Frankie Dettori leads horse racing tributes to most famous fan after death of the Queen

The horse racing industry has paid tribute to its most famous fan, with leading figures saying that the sport "won't be the same" following the Queen's death.

Queen Elizabeth II died on Thursday in Balmoral at the age of 96 and had a love for horses throughout her life.

Her Majesty regularly visited Newmarket in Suffolk, the home of thoroughbred breeding, with her first visit thought to be in 1944 when she was still a princess.

Throughout her 70-year reign, the Queen's love for the races - famously known as the sport of kings and queens - would remain constant.

After the news was announced, flowers were laid at the Queen, Mare and Foal statue at Newmarket, which was opened as part of £15m National Heritage Centre for Horseracing and Sporting Art in 2016.
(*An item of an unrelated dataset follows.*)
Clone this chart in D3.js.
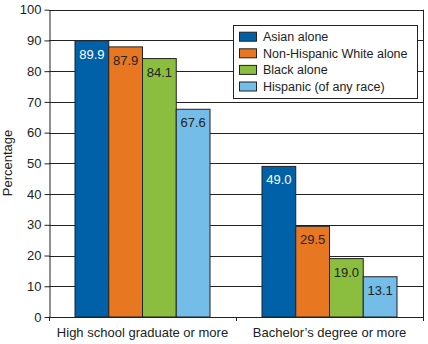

Floral tributes have been laid at a statue of the Queen in Newmarket. Credit: ITV News Anglia

Derek Thompson, one of the top horse racing commentators and presenters, said Her Majesty had been a "magnificent ambassador" for the sport.

Tweeting after hearing about Her Majesty's death, Thompson said: "Our Queen. Our guiding light. A magnificent ambassador of our sport with a passionate love of horses.

"It was an honour to meet Her Majesty and we shared a laugh. May you rest in peace with your beloved Prince Philip."

Speaking to ITV News, he said: "It's just incredible.

"When she arrived at the races, everything stopped and it won't be the same without her."

The commentator reminisced with a story about Her Majesty and said: "She came over to me and she always she had a glass of water and a napkin.

"And she said to me: 'I know you. And I said: 'I know you too!'

"And we just had a lovely chat about horses and racing. I said: 'When I'm commentating when your horse wins, it's just a huge honour: 'Her Majesty The Queen wins the race'."

Three-time champion jockey Frankie Dettori MBE rode over 50 winners for the Queen - out of more than 1,800 victories the monarch enjoyed - and gave a heartfelt tribute on social media.

He said she was a "remarkable person".

The Newmarket-based Jockey Club, one of the biggest organisation in the UK horse racing industry, said it was a "deeply saddening time".

Richard Hannon, a leading trainers at Newmarket, tweeted several photos of the Queen riding horses, and said: "A truly incredible woman who devoted her life to her country.

"Rest well Your Majesty."

Godolphin, the global thoroughbred breeding operation founded by Sheikh Mohammed bin Rashid Al Maktoum, highlighted the Queen's love for racing in a tribute.

It operates two racing stables in Newmarket and Godolphin said it was "deeply saddened" by the Queen's death.

Paul Nicholls OBE, who has trained over 3,000 winners, remembered a visit from Her Majesty in his tribute on social media.